**What to produce**
Find and copy lines holding "this".

**Task inputs**
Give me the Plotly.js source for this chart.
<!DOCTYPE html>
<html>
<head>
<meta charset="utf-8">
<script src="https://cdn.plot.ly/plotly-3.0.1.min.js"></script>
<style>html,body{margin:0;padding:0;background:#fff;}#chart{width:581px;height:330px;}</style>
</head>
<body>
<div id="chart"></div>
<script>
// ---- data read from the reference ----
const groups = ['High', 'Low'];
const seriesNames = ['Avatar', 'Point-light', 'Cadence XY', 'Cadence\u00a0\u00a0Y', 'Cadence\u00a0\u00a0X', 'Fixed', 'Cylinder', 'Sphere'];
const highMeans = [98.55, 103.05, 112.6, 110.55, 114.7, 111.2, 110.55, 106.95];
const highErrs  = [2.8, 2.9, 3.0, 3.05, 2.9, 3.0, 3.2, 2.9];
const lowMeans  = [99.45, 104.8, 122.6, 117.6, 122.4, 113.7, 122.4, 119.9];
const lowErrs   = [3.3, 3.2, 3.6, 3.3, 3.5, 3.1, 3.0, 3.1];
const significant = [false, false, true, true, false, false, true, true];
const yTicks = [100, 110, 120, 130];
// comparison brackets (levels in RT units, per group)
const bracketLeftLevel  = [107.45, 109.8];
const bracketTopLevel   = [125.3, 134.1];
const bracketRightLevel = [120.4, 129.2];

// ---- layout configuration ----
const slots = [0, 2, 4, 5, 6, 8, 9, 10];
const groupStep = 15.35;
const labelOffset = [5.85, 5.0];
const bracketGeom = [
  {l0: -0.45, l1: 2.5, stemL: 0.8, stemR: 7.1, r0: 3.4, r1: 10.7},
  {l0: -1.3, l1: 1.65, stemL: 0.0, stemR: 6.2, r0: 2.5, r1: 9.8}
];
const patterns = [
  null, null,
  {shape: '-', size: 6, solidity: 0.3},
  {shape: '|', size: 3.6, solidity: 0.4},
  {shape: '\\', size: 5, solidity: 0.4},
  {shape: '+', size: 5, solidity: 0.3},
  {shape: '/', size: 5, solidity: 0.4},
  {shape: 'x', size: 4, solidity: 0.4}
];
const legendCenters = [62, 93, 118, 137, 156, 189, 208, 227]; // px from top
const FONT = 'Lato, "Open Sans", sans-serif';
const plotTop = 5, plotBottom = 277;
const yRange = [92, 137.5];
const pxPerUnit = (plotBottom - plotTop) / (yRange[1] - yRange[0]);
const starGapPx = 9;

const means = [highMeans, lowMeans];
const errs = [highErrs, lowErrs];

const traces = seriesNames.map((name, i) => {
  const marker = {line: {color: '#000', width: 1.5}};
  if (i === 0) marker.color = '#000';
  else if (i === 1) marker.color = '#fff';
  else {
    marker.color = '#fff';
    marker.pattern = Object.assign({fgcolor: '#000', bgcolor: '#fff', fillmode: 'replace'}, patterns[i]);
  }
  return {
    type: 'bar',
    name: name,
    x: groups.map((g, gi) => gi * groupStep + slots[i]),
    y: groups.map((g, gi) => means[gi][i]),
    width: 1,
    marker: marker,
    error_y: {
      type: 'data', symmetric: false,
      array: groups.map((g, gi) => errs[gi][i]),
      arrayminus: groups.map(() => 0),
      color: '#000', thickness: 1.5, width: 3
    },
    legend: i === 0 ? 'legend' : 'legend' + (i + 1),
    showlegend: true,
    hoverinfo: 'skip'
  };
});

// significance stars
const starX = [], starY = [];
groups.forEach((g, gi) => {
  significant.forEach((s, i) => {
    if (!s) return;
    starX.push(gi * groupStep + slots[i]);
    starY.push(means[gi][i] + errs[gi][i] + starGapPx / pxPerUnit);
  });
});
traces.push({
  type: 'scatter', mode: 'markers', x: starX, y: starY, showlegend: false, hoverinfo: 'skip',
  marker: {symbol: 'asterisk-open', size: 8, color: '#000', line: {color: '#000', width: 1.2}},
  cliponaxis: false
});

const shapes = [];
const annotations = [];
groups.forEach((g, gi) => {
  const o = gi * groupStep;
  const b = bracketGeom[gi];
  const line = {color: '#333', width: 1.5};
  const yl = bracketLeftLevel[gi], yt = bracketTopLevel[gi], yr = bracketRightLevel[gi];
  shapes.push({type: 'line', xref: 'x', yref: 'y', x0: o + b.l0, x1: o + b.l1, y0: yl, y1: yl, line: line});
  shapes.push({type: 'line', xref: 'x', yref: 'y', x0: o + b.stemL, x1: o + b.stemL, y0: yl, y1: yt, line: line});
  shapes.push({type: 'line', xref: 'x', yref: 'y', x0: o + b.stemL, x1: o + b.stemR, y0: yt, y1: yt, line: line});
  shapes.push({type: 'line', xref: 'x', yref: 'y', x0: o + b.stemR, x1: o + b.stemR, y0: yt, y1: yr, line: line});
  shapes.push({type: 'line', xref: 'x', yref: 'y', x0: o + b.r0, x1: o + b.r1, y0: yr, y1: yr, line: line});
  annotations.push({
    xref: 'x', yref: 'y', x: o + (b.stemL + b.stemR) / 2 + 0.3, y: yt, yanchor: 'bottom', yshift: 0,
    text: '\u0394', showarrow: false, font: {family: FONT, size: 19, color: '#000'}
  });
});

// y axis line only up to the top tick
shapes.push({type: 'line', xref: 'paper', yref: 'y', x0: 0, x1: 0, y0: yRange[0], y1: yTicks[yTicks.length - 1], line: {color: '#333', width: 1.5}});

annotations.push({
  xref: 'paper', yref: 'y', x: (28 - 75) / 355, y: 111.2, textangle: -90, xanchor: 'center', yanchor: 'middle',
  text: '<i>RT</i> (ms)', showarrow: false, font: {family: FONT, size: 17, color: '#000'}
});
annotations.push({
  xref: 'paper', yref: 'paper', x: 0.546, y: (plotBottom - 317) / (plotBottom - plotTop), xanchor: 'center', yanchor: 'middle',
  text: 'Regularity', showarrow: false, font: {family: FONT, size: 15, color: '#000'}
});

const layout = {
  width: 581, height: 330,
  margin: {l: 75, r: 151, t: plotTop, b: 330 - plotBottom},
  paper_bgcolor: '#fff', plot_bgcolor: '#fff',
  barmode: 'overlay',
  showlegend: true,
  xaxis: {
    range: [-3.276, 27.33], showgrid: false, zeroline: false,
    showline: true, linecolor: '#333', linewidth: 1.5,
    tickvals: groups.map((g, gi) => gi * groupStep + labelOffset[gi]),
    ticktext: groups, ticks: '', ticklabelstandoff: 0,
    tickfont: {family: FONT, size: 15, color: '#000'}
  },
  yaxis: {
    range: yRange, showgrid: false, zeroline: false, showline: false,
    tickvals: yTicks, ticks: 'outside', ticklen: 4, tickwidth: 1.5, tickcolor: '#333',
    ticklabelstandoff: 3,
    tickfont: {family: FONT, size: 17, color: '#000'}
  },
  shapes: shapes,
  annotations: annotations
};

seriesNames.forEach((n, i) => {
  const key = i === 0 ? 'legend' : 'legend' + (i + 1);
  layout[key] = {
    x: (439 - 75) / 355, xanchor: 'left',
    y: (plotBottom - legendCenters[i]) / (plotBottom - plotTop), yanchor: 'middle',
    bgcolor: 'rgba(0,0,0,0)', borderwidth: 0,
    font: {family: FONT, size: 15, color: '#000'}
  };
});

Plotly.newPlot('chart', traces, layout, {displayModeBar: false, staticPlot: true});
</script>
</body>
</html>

--

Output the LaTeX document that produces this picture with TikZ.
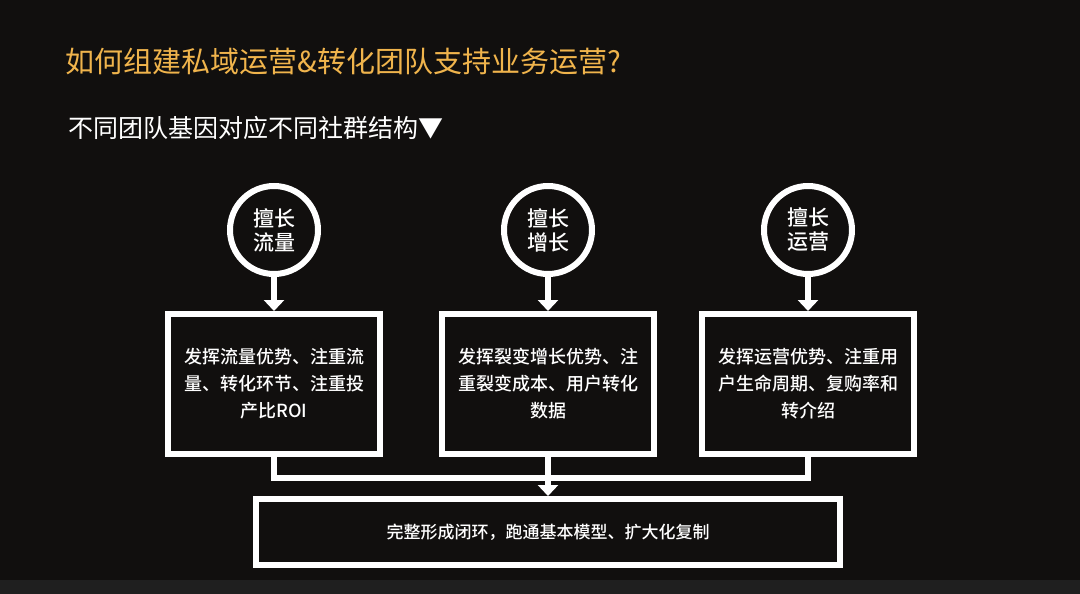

...

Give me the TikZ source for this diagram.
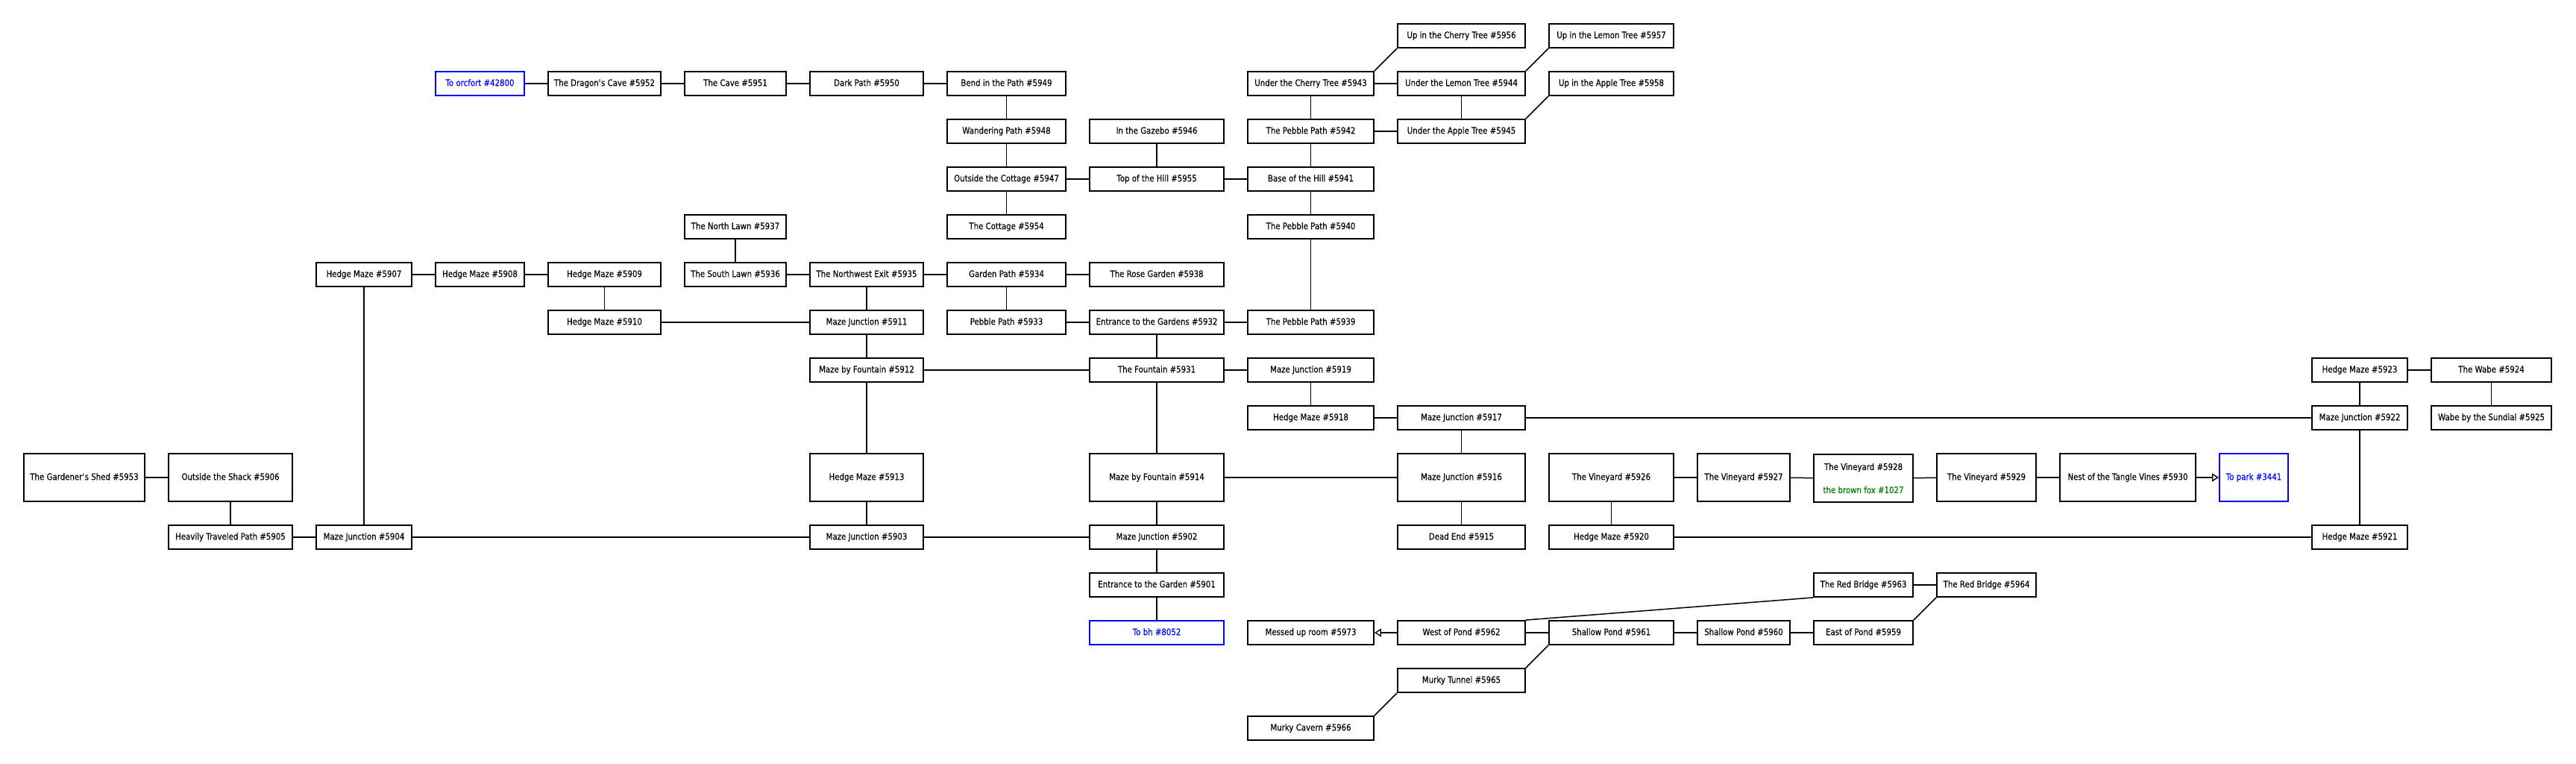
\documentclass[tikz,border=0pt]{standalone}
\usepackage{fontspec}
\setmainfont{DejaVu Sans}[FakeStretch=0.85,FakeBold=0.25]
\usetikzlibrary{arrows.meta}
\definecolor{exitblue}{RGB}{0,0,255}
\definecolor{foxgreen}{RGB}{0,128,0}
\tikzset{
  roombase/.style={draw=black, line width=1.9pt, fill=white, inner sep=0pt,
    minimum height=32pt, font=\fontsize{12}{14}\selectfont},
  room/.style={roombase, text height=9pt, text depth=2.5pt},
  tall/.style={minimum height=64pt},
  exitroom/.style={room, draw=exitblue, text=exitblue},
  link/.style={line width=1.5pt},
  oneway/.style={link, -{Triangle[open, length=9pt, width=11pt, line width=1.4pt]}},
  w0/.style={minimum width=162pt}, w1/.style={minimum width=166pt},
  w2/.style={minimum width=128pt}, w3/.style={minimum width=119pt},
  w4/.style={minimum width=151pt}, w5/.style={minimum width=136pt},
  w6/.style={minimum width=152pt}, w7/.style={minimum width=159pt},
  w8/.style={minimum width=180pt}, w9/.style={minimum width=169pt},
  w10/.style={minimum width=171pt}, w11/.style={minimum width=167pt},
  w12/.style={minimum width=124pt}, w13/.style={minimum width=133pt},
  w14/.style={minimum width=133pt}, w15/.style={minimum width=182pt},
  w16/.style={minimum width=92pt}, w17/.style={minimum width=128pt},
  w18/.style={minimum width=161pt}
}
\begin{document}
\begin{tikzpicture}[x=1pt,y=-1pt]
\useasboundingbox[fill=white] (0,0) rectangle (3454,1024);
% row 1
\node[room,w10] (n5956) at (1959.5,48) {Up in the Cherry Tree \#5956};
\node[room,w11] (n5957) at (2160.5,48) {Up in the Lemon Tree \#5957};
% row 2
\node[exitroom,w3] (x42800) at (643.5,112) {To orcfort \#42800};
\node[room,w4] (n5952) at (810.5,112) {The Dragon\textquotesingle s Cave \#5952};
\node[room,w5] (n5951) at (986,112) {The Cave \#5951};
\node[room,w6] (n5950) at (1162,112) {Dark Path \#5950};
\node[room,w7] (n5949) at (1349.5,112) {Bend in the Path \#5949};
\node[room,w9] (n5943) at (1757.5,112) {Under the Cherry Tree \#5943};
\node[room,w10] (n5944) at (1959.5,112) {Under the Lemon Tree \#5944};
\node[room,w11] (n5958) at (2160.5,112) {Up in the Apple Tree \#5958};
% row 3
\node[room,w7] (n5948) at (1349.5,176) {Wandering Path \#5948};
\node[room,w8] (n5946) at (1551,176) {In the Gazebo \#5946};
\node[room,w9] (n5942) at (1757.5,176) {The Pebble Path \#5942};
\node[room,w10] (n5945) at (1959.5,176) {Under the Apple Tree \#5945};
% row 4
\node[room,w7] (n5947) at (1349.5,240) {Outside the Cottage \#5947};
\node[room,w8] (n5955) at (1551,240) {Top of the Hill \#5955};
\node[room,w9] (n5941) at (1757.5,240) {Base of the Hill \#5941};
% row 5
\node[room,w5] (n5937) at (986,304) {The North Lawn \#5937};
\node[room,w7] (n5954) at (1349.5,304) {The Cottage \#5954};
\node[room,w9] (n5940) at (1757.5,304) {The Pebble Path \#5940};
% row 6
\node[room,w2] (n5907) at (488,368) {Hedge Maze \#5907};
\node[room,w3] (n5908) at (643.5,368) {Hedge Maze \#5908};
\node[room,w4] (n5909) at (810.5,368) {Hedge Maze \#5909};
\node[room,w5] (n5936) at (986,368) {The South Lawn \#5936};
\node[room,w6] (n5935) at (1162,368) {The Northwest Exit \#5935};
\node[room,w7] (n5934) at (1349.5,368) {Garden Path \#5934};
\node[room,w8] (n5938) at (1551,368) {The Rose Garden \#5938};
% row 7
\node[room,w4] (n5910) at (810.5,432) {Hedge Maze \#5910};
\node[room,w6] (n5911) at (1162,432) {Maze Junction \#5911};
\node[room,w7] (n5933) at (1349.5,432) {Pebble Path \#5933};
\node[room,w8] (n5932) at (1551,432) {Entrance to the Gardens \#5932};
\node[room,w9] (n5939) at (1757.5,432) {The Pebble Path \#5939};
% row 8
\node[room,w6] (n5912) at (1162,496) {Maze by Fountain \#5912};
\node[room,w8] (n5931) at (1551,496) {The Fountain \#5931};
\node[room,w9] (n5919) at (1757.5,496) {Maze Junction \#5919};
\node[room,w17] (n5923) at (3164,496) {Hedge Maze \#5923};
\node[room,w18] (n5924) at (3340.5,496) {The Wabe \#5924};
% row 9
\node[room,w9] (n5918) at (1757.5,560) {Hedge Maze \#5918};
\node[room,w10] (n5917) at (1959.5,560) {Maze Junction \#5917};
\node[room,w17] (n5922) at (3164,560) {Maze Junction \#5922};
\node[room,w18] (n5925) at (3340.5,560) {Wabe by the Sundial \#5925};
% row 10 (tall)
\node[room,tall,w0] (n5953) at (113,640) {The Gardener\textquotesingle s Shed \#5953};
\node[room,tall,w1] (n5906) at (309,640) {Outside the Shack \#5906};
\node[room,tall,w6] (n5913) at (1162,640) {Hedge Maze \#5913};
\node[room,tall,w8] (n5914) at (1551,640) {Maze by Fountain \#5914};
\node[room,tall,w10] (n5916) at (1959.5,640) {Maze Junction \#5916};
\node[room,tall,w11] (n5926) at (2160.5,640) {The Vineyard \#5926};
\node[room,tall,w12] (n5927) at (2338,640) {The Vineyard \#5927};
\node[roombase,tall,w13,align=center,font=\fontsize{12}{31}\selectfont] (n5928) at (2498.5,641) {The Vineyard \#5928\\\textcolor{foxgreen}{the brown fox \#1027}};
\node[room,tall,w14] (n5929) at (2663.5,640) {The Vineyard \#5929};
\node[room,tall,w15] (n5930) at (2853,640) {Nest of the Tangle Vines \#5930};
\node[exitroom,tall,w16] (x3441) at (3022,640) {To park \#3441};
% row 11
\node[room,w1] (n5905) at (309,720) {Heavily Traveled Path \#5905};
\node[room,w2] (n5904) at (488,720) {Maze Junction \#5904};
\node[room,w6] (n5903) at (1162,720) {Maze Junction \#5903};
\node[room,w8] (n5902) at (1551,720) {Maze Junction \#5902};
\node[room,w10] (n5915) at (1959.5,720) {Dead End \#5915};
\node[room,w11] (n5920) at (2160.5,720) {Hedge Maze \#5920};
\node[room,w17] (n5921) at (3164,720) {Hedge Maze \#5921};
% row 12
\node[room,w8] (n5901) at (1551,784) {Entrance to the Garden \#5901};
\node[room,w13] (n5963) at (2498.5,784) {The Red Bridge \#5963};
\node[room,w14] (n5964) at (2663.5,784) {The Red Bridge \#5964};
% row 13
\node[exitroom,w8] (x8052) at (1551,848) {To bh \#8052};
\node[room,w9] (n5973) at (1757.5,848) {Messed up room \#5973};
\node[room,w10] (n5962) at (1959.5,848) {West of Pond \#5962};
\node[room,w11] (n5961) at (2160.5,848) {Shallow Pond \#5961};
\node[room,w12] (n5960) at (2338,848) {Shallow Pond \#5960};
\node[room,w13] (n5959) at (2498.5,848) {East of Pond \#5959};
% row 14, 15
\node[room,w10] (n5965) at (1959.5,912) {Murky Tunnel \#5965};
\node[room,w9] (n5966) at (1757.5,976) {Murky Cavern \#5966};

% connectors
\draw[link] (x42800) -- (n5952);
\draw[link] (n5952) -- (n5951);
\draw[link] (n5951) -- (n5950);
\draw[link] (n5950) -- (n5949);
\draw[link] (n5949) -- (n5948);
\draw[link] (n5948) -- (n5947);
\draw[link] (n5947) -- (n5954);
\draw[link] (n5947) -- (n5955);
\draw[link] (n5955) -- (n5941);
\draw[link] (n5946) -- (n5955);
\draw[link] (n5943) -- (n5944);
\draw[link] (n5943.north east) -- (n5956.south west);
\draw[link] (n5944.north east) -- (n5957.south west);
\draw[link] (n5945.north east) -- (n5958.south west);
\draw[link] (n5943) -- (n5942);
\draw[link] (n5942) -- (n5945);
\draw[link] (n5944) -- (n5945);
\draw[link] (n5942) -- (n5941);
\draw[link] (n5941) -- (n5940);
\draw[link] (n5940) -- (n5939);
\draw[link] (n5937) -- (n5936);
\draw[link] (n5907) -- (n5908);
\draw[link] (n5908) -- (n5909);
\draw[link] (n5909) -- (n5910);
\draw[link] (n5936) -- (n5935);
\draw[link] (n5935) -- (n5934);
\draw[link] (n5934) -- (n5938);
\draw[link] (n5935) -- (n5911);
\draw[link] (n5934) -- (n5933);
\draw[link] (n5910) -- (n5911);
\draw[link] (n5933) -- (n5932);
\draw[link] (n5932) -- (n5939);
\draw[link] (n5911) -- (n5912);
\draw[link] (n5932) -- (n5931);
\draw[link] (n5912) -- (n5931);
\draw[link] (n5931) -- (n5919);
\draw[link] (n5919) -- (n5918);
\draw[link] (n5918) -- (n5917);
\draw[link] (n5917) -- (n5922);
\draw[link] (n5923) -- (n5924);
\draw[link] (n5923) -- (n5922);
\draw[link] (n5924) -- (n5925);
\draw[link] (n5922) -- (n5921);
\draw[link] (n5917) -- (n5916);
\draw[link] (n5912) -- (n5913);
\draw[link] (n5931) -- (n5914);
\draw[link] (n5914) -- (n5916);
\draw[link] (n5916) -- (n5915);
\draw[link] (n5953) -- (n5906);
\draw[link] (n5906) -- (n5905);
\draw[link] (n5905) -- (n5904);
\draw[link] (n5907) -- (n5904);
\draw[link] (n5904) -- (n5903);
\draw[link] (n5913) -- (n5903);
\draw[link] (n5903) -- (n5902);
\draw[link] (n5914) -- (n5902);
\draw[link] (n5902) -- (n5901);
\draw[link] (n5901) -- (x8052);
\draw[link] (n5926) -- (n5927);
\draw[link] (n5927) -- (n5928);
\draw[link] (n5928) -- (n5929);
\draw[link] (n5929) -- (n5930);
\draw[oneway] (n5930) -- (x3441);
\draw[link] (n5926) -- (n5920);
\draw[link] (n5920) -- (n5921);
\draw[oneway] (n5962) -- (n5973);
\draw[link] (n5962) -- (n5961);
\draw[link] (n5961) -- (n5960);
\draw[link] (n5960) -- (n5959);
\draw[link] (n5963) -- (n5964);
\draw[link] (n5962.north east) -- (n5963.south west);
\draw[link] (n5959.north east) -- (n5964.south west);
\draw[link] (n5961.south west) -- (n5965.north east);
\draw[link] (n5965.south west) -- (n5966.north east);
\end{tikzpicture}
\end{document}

**Task solution**
Give me the Plotly.js source for this chart.
Output the LaTeX document that produces this picture with TikZ.
Give me the TikZ source for this diagram.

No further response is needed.